Jika seorang laki-laki menikahi seorang janda yang sudah memiliki anak dari perkawinan sebelumnya, maka anak dari istrinya tersebut sudah jelas tidak memiliki hubungan nasab dengan laki-laki tersebut. Begitupun sebaliknya, jika seorang wanita menikahi duda yang telah memiliki anak dari pernikahan sebelumnya, maka anak tersebut adalah anak tiri bagi wanita tersebut.
Berdasarkan Al-quran, sunnah dan ijma’ anak tiri atau anak yang didapat dari pasangan dari pernikahan sebelumnya tidak disebutkan menjadi bagian dari ahli waris.

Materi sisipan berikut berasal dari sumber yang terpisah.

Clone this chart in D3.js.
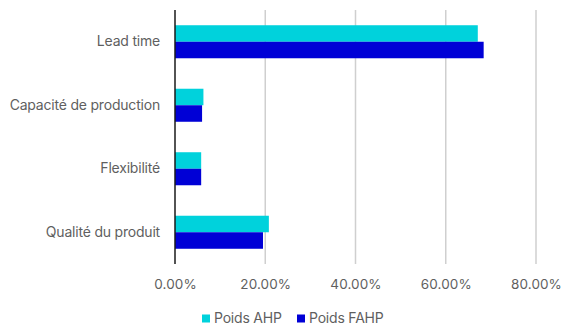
<!DOCTYPE html>
<html>
<head>
<meta charset="utf-8">
<script src="https://cdn.jsdelivr.net/npm/d3@7"></script>
<style>
  html, body { margin: 0; padding: 0; background: #fff; }
  svg text { font-family: Inter, "Liberation Sans", sans-serif; fill: #5f5f5f; }
</style>
</head>
<body>
<svg id="chart" width="561" height="327"></svg>
<script>
const categories = ["Lead time", "Capacité de production", "Flexibilité", "Qualité du produit"];
const seriesNames = ["Poids AHP", "Poids FAHP"];
const poidsAHP = [0.671, 0.063, 0.058, 0.208];
const poidsFAHP = [0.684, 0.060, 0.058, 0.195];
const xTicks = [0, 0.2, 0.4, 0.6, 0.8];
const colors = ["#00D2DC", "#0000D6"];

const svg = d3.select("#chart");
const margin = { left: 175, right: 25, top: 10, bottom: 63 };
const W = 561, H = 327;

const x = d3.scaleLinear().domain([0, 0.8]).range([margin.left, 536]);
const y = d3.scaleBand().domain(categories).range([margin.top, H - margin.bottom]).paddingInner(0.48).paddingOuter(0.24);
const ySub = d3.scaleBand().domain(seriesNames).range([0, y.bandwidth()]);

// vertical gridlines
svg.append("g")
  .selectAll("line")
  .data(xTicks.slice(1))
  .join("line")
  .attr("x1", d => x(d)).attr("x2", d => x(d))
  .attr("y1", margin.top).attr("y2", H - margin.bottom)
  .attr("stroke", "#cfcfcf").attr("stroke-width", 1.5);

// bars
const data = categories.map((c, i) => ({ c, vals: [poidsAHP[i], poidsFAHP[i]] }));
const groups = svg.append("g").selectAll("g")
  .data(data).join("g")
  .attr("transform", d => `translate(0,${y(d.c)})`);
groups.selectAll("rect")
  .data(d => d.vals.map((v, j) => ({ v, s: seriesNames[j], j })))
  .join("rect")
  .attr("x", x(0))
  .attr("y", d => ySub(d.s))
  .attr("width", d => x(d.v) - x(0))
  .attr("height", ySub.bandwidth())
  .attr("fill", d => colors[d.j]);

// category axis
const yAxis = svg.append("g")
  .attr("transform", `translate(${x(0)},0)`)
  .call(d3.axisLeft(y).tickSize(0).tickPadding(15));
yAxis.select(".domain").attr("stroke", "#1a1a1a").attr("stroke-width", 1.5)
  .attr("d", `M0,${margin.top}V${H - margin.bottom}`);
yAxis.selectAll("text").attr("font-size", 14).style("letter-spacing", "-0.2px");

// value axis labels
const xAxis = svg.append("g")
  .attr("transform", `translate(0,${H - margin.bottom})`)
  .call(d3.axisBottom(x).tickValues(xTicks).tickFormat(d3.format(".2%")).tickSize(0).tickPadding(15));
xAxis.select(".domain").remove();
xAxis.selectAll("text").attr("font-size", 13.5).style("letter-spacing", "0.1px");

// legend
const legendItems = [{ name: seriesNames[0], x: 202 }, { name: seriesNames[1], x: 297 }];
const lg = svg.append("g").selectAll("g").data(legendItems).join("g")
  .attr("transform", d => `translate(${d.x},318.5)`);
lg.append("rect").attr("x", 0).attr("y", -4).attr("width", 8).attr("height", 8)
  .attr("fill", (d, i) => colors[i]);
lg.append("text").attr("x", 12).attr("y", 0).attr("dy", "0.35em")
  .attr("font-size", 14).style("letter-spacing", "-0.2px")
  .text(d => d.name);
</script>
</body>
</html>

Hal ini terjadi karena anak tiri tidak memiliki hubungan nasab atau sebab yang membuatnya dapat mewarisi atau menjadi bagian dari ahli waris harta orang tua tirinya.
Syarat mendapat warisan hanya terdiri dari tiga hal saja, yaitu nasab (hubungan keluarga atau hubungan darah), mushaharah (hubungan pernikahan yang sesuai dengan syariat) dan wala’ (orang yang memerdekakan budak, jika budak tersebut meninggal maka harta yang dimiliki oleh sang budak menjadi warisan orang yang memerdekakan).
Jika kita memperhatikan ketiga sebab atau syarat di atas, maka dapat disimpulkan bahwa orang tua tirinya tidak wajib memberikan harta warisan untuk anak tiri. Anak tersebut hanya bisa mendapat warisan dari orang tua kandung atau yang mempunyai hubungan darah dengannya, baik ayah maupun ibu.
Meskipun tidak ada harta warisan untuk anak tiri, anak tiri masih bisa mendapatkan pembagian harta dari orang tua tirinya melalui hibah atau wasiat. Saat masih hidup orang tua tiri boleh memberikan hibah (pemberian harta secara sukarela) atau bisa memberikan harta melalui wasiat (pemberian harta kepada non ahli waris saat menjelang kematian) kepada anak tirinya.
Membahas tentang ketentuan pembagian harta warisan untuk anak tiri, jumhur ulama (sebagian besar ulama) berpendapat bahwa, “telah ada kesepakatan ulama (Ijma’) bahwa seseorang boleh menghibahkan seluruh hartanya kepada orang lain (non ahli waris) tanpa memberi anak-anaknya di saat dia dalam keadaan sehat. Jika kepada non ahli waris saja seseorang boleh menghibahkan seluruh hartanya, maka hibah tersebut lebih utama diberikan kepada anak-anaknya dibanding kepada orang lain.” (Bidayatul Mujtahid wa Nihayatul Muqtashid, Ibnu Rusyd, 4/113).